Four Common Combined Cylinders
- Multi-layer wrapping type —- This is the most widely used combined cylinder structure in the world with the most manufacturing and use experience. The cylinder consists of an inner cylinder with a thickness of 12~25m and a multi-layer plate with a thickness of 4-12mm. To avoid cracks from extending in the thickness direction, the longitudinal welds between the layers should be staggered by 75°. The manufacturing process of the multi-layer wrapped cylinder is simple, and does not require large and complex processing equipment. Compared with the single-layer cylinder, it has high safety and reliability. The gap between the layers has the ability to prevent defects and cracks from extending in the thickness direction, reducing the possibility of brittle failure. However, the manufacturing process of multi-layer wrapped cylinders is complicated, the cycle is long, the efficiency is low, and the utilization rate of steel plate materials is low.
- Double-layer heat sleeve body —- The double-layer heat sleeve body consists of two concentric cylinders. The outer surface of the inner cylinder and the inner surface of the outer cylinder need to be precisely machined to make the outer diameter of the inner cylinder slightly larger than the inner diameter of the outer cylinder. The outer cylinder is heated and fitted with the inner cylinder to achieve an interference fit. In this way, the inner cylinder is pre-compressed and the outer cylinder is pre-stretched, achieving the purpose of homogenizing the stress of the cylinder during operation.

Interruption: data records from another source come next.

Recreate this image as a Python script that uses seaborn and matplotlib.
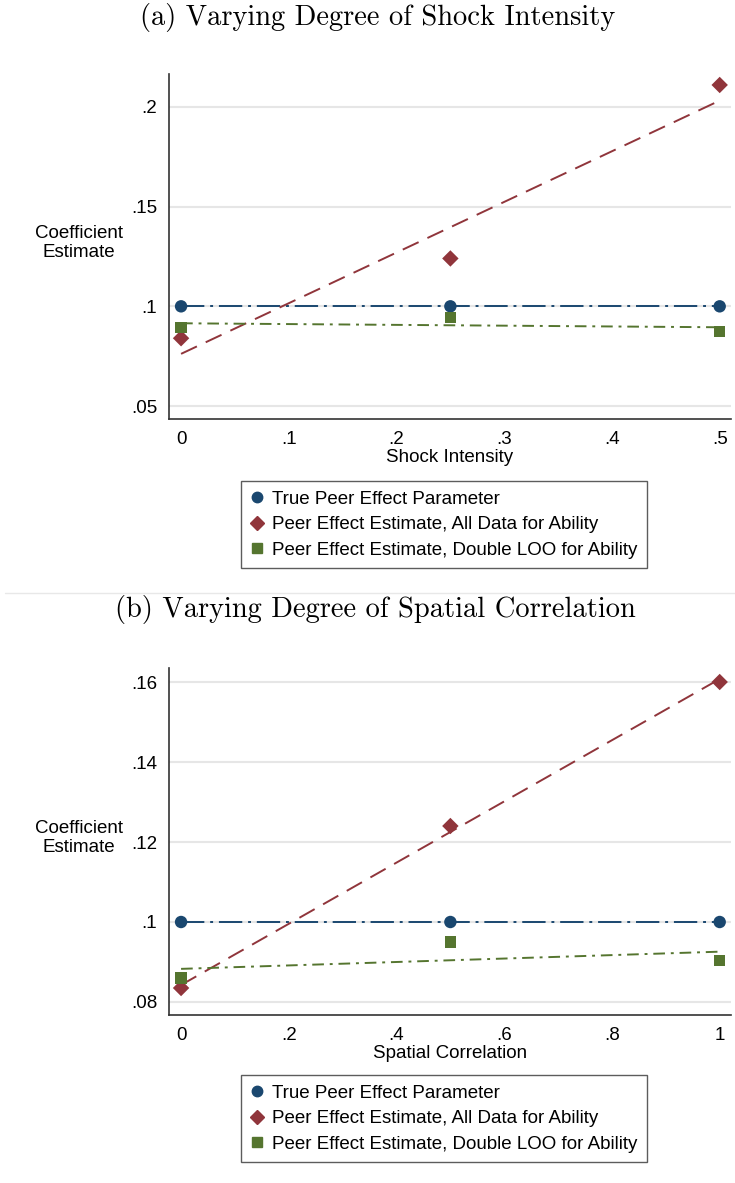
"""Simulation results: peer effect estimates under shock intensity / spatial correlation."""

import matplotlib
matplotlib.use("Agg")
import matplotlib.pyplot as plt
from matplotlib.lines import Line2D
import pandas as pd
import seaborn as sns

# ---- data ----
shock_intensity = [0.0, 0.25, 0.5]
true_a = [0.1, 0.1, 0.1]
all_data_a = [0.084, 0.124, 0.211]
double_loo_a = [0.0895, 0.0945, 0.0875]

spatial_corr = [0.0, 0.5, 1.0]
true_b = [0.1, 0.1, 0.1]
all_data_b = [0.0835, 0.124, 0.160]
double_loo_b = [0.086, 0.095, 0.0903]

series_names = [
    "True Peer Effect Parameter",
    "Peer Effect Estimate, All Data for Ability",
    "Peer Effect Estimate, Double LOO for Ability",
]

xticks_a = [0, 0.1, 0.2, 0.3, 0.4, 0.5]
xticklabels_a = ["0", ".1", ".2", ".3", ".4", ".5"]
yticks_a = [0.05, 0.1, 0.15, 0.2]
yticklabels_a = [".05", ".1", ".15", ".2"]

xticks_b = [0, 0.2, 0.4, 0.6, 0.8, 1.0]
xticklabels_b = ["0", ".2", ".4", ".6", ".8", "1"]
yticks_b = [0.08, 0.1, 0.12, 0.14, 0.16]
yticklabels_b = [".08", ".1", ".12", ".14", ".16"]

# Stata s2color-ish palette
NAVY = "#1a476f"
MAROON = "#90353b"
GREEN = "#55752f"
colors = [NAVY, MAROON, GREEN]
markers = ["o", "D", "s"]
marker_sizes = [80, 70, 65]
line_styles = [(0, (12, 3, 1.5, 3)), (0, (9, 5)), (0, (6, 3, 1.5, 3))]

sns.set_style("white")
plt.rcParams["font.family"] = ["Liberation Sans", "DejaVu Sans"]
plt.rcParams["text.color"] = "black"
plt.rcParams["axes.labelcolor"] = "black"
plt.rcParams["xtick.color"] = "black"
plt.rcParams["ytick.color"] = "black"

W, H = 735, 1183
fig = plt.figure(figsize=(W / 100, H / 100), dpi=100)


def px_axes(left, top, right, bottom):
    return fig.add_axes([left / W, 1 - bottom / H, (right - left) / W, (bottom - top) / H])


def draw_panel(ax, x, ys, xlabel, xticks, xticklabels, yticks, yticklabels, xlim, ylim):
    for y, name, c, m, s, ls in zip(ys, series_names, colors, markers, marker_sizes, line_styles):
        df = pd.DataFrame({"x": x, "y": y})
        # fitted line, as in the original graph
        sns.regplot(data=df, x="x", y="y", ax=ax, scatter=False, ci=None,
                    line_kws={"color": c, "lw": 1.4, "linestyle": ls})
        sns.scatterplot(data=df, x="x", y="y", ax=ax, color=c, marker=m, s=s,
                        edgecolor="none", zorder=3)
    ax.set_xlim(*xlim)
    ax.set_ylim(*ylim)
    ax.set_xticks(xticks)
    ax.set_xticklabels(xticklabels)
    ax.set_yticks(yticks)
    ax.set_yticklabels(yticklabels)
    ax.tick_params(axis="both", direction="out", length=5.5, width=1, color="#333333",
                   labelsize=13.5, pad=3)
    ax.yaxis.grid(True, color="#e6e6e6", lw=1.5)
    ax.set_axisbelow(True)
    for side in ["top", "right"]:
        ax.spines[side].set_visible(False)
    for side in ["left", "bottom"]:
        ax.spines[side].set_color("#333333")
        ax.spines[side].set_linewidth(1.2)
    ax.set_xlabel(xlabel, fontsize=13.5, labelpad=1)
    ax.set_ylabel("Coefficient\nEstimate", fontsize=13.5, rotation=0, ha="center", va="center",
                  linespacing=1.1)
    ax.yaxis.set_label_coords(-0.16, 0.51)


def draw_legend(top_px):
    handles = [Line2D([], [], color=c, marker=m, linestyle="none", markersize=ms)
               for c, m, ms in zip(colors, markers, [7.5, 7, 6.5])]
    leg = fig.legend(handles, series_names, loc="upper left",
                     bbox_to_anchor=(241 / W, 1 - top_px / H), borderaxespad=0,
                     fontsize=13.5, frameon=True, fancybox=False, handlelength=0.7,
                     handletextpad=0.45, labelspacing=0.45, borderpad=0.5)
    leg.get_frame().set_edgecolor("#333333")
    leg.get_frame().set_linewidth(1.0)


ax_a = px_axes(169, 74, 731, 419)
draw_panel(ax_a, shock_intensity, [true_a, all_data_a, double_loo_a], "Shock Intensity",
           xticks_a, xticklabels_a, yticks_a, yticklabels_a,
           (-0.0112, 0.5105), (0.0435, 0.2165))
draw_legend(481)

ax_b = px_axes(169, 668, 731, 1015)
draw_panel(ax_b, spatial_corr, [true_b, all_data_b, double_loo_b], "Spatial Correlation",
           xticks_b, xticklabels_b, yticks_b, yticklabels_b,
           (-0.0224, 1.021), (0.07675, 0.1635))
draw_legend(1075)

fig.text(378 / W, 1 - 18 / H, "(a) Varying Degree of Shock Intensity", family="cmr10",
         fontsize=20.5, ha="center", va="center")
fig.text(375 / W, 1 - 610 / H, "(b) Varying Degree of Spatial Correlation", family="cmr10",
         fontsize=20.5, ha="center", va="center")
fig.add_artist(Line2D([5 / W, 1], [1 - 593 / H] * 2, color="#e8e8e8", lw=1))

fig.savefig("out.png", dpi=100)
plt.close(fig)
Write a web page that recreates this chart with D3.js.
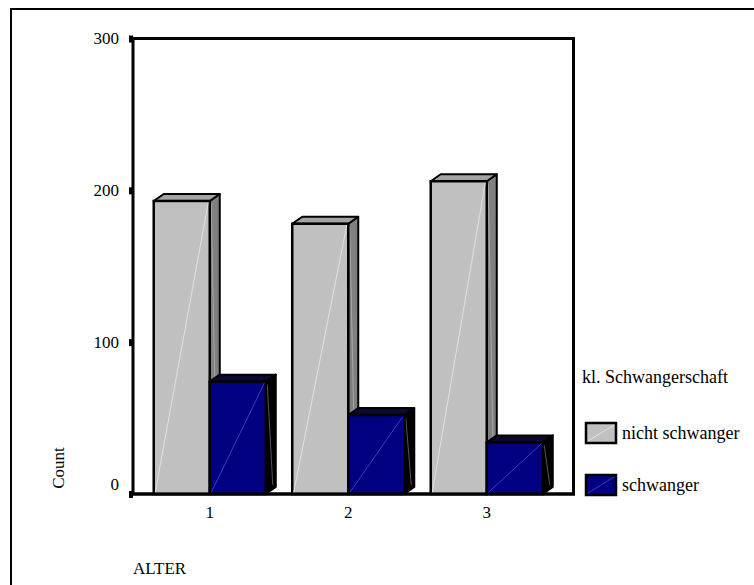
<!DOCTYPE html>
<html>
<head>
<meta charset="utf-8">
<script src="https://cdn.jsdelivr.net/npm/d3@7/dist/d3.min.js"></script>
<style>
  html, body { margin: 0; padding: 0; background: #fff; }
  svg { display: block; }
  text { font-family: 'Liberation Serif', 'DejaVu Serif', serif; fill: #000; }
</style>
</head>
<body>
<div id="chart"></div>
<script>
// counts per age group, by pregnancy class
const ALTER = ['1', '2', '3'];
const SERIES = ['nicht schwanger', 'schwanger'];
const nichtSchwanger = [193, 178, 206];
const schwanger = [74, 52, 34];
const Y_TICKS = [0, 100, 200, 300];

const W = 754, H = 585;
const plotL = 133, plotR = 573.5, plotT = 38.5, plotB = 494;
const DX = 10, DY = 7;

const STYLE = {
  'nicht schwanger': { front: '#c0c0c0', side: '#808080', topf: '#a4a4a4', diag: '#e8e8e8', sideLine: '#b0b0b0' },
  'schwanger':       { front: '#000080', side: '#000000', topf: '#0a0a2a', diag: '#4a4ad0', sideLine: '#6a6a6a' }
};

const rows = ALTER.map((a, i) => ({
  alter: a,
  values: [
    { key: SERIES[0], value: nichtSchwanger[i] },
    { key: SERIES[1], value: schwanger[i] }
  ]
}));

const svg = d3.select('#chart').append('svg')
  .attr('width', W).attr('height', H);

// outer frame (only top/left edges fall inside the picture)
svg.append('path')
  .attr('d', `M11,${H + 5} L11,9 L${W + 5},9`)
  .attr('fill', 'none').attr('stroke', '#000').attr('stroke-width', 2);

const y = d3.scaleLinear().domain([0, 300]).range([plotB, plotT]);
const x0 = d3.scaleBand().domain(ALTER).range([140.5, 556]).paddingInner(0.191).paddingOuter(0.0955);
const x1 = d3.scaleBand().domain(SERIES).range([0, x0.bandwidth()]);

// plot frame
svg.append('rect')
  .attr('x', plotL).attr('y', plotT)
  .attr('width', plotR - plotL).attr('height', plotB - plotT)
  .attr('fill', 'none').attr('stroke', '#000').attr('stroke-width', 3);

// bars
const groups = svg.selectAll('g.grp')
  .data(rows)
  .join('g')
  .attr('class', 'grp')
  .attr('transform', d => `translate(${x0(d.alter)},0)`);

groups.each(function(d) {
  const g = d3.select(this);
  d.values.forEach(v => {
    const s = STYLE[v.key];
    const xa = x1(v.key), xb = xa + x1.bandwidth();
    const yt = y(v.value), yb = y(0);
    // side face
    g.append('path')
      .attr('d', `M${xb},${yt} L${xb + DX},${yt - DY} L${xb + DX},${yb - DY} L${xb},${yb} Z`)
      .attr('fill', s.side).attr('stroke', '#000').attr('stroke-width', 2).attr('stroke-linejoin', 'round');
    g.append('line')
      .attr('x1', xb + 1.5).attr('y1', yt + 3)
      .attr('x2', xb + DX - 3).attr('y2', yb - DY - 2)
      .attr('stroke', s.sideLine).attr('stroke-width', 0.8);
    // top face
    g.append('path')
      .attr('d', `M${xa},${yt} L${xa + DX},${yt - DY} L${xb + DX},${yt - DY} L${xb},${yt} Z`)
      .attr('fill', s.topf).attr('stroke', '#000').attr('stroke-width', 2).attr('stroke-linejoin', 'round');
    // front face
    g.append('rect')
      .attr('x', xa).attr('y', yt)
      .attr('width', xb - xa).attr('height', yb - yt)
      .attr('fill', s.front).attr('stroke', '#000').attr('stroke-width', 2.5);
    g.append('line')
      .attr('x1', xa + 1.5).attr('y1', yb - 1.5)
      .attr('x2', xb - 1.5).attr('y2', yt + 1.5)
      .attr('stroke', s.diag).attr('stroke-width', 0.8);
  });
});

// baseline redrawn over the bars
svg.append('line')
  .attr('x1', plotL - 2).attr('x2', plotR + 1.5)
  .attr('y1', plotB).attr('y2', plotB)
  .attr('stroke', '#000').attr('stroke-width', 3);

// y axis
const yAxis = svg.append('g')
  .attr('transform', `translate(${plotL},0)`)
  .call(d3.axisLeft(y).tickValues(Y_TICKS).tickSize(4).tickPadding(10));
yAxis.select('.domain').remove();
yAxis.selectAll('.tick line').attr('stroke', '#000').attr('stroke-width', 7);
yAxis.selectAll('.tick text')
  .attr('font-size', 17)
  .attr('font-family', "'Liberation Serif', serif")
  .attr('dy', d => d === 0 ? '-0.25em' : '0.32em');

// x axis labels
const xAxis = svg.append('g')
  .attr('transform', `translate(0,${plotB})`)
  .call(d3.axisBottom(x0).tickSize(0).tickPadding(12));
xAxis.select('.domain').remove();
xAxis.selectAll('.tick text')
  .attr('font-size', 17)
  .attr('font-family', "'Liberation Serif', serif");

// axis titles
svg.append('text')
  .attr('transform', `translate(64,468) rotate(-90)`)
  .attr('text-anchor', 'middle')
  .attr('font-size', 17)
  .text('Count');
svg.append('text')
  .attr('x', 133).attr('y', 574)
  .attr('font-size', 17)
  .text('ALTER');

// legend
svg.append('text')
  .attr('x', 582).attr('y', 383)
  .attr('font-size', 18)
  .text('kl. Schwangerschaft');

const legend = svg.selectAll('g.leg')
  .data(SERIES)
  .join('g')
  .attr('class', 'leg')
  .attr('transform', (d, i) => `translate(586,${423 + i * 52})`);
legend.append('rect')
  .attr('width', 30).attr('height', 20)
  .attr('fill', d => STYLE[d].front)
  .attr('stroke', '#000').attr('stroke-width', 2.5);
legend.append('line')
  .attr('x1', 2).attr('y1', 18).attr('x2', 28).attr('y2', 2)
  .attr('stroke', d => STYLE[d].diag).attr('stroke-width', 0.8);
legend.append('text')
  .attr('x', 36).attr('y', 16)
  .attr('font-size', 18)
  .text(d => d);
</script>
</body>
</html>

- Multi-layer heat sleeve body —- Increasing the number of layers of the heat sleeve body while keeping the total thickness of the container unchanged can improve the uniformity of stress distribution along the wall thickness and reduce the thickness of each layer of the cylinder. The number of layers of the multi-layer heat sleeve body can reach up to 5 layers. Too many layers will affect the heat transfer of the cylinder wall and increase the manufacturing process. In high-pressure occasions, multi-layer cylinders are often made of different materials, among which the inner cylinder is often made of materials with high tensile strength and low fracture toughness, and the outer cylinder is made of materials with slightly lower tensile strength and high fracture toughness.
- Wrapped cylinder —- For example, the flat steel belt staggered cylinder is a new type of wound cylinder structure first created in China. The thickness of the inner cylinder accounts for about 16~1/4 of the total thickness. It adopts simple “prestressed cold winding” and “pressing rod pre-bending and tight” technology to stagger the flat steel belt outside the thin inner cylinder at an angle of 15°~30° relative to the container circumference. The beginning and end of the steel belt are welded to the bottom head and the end flange respectively. This cylinder structure has high safety for the pressure extraction kettle. When the inner cylinder is damaged, the strength of the steel belt is not lost and it can still bear the load, which can achieve the effect of only leaking but not exploding.
Conclusion
In the design of supercritical extraction high-pressure vessels, compared with the single-layer cylinder, the main advantage of the combined cylinder is that only the inner cylinder must be made of stainless steel, while the outer cylinder, layer plate or steel belt can be made of ordinary carbon steel.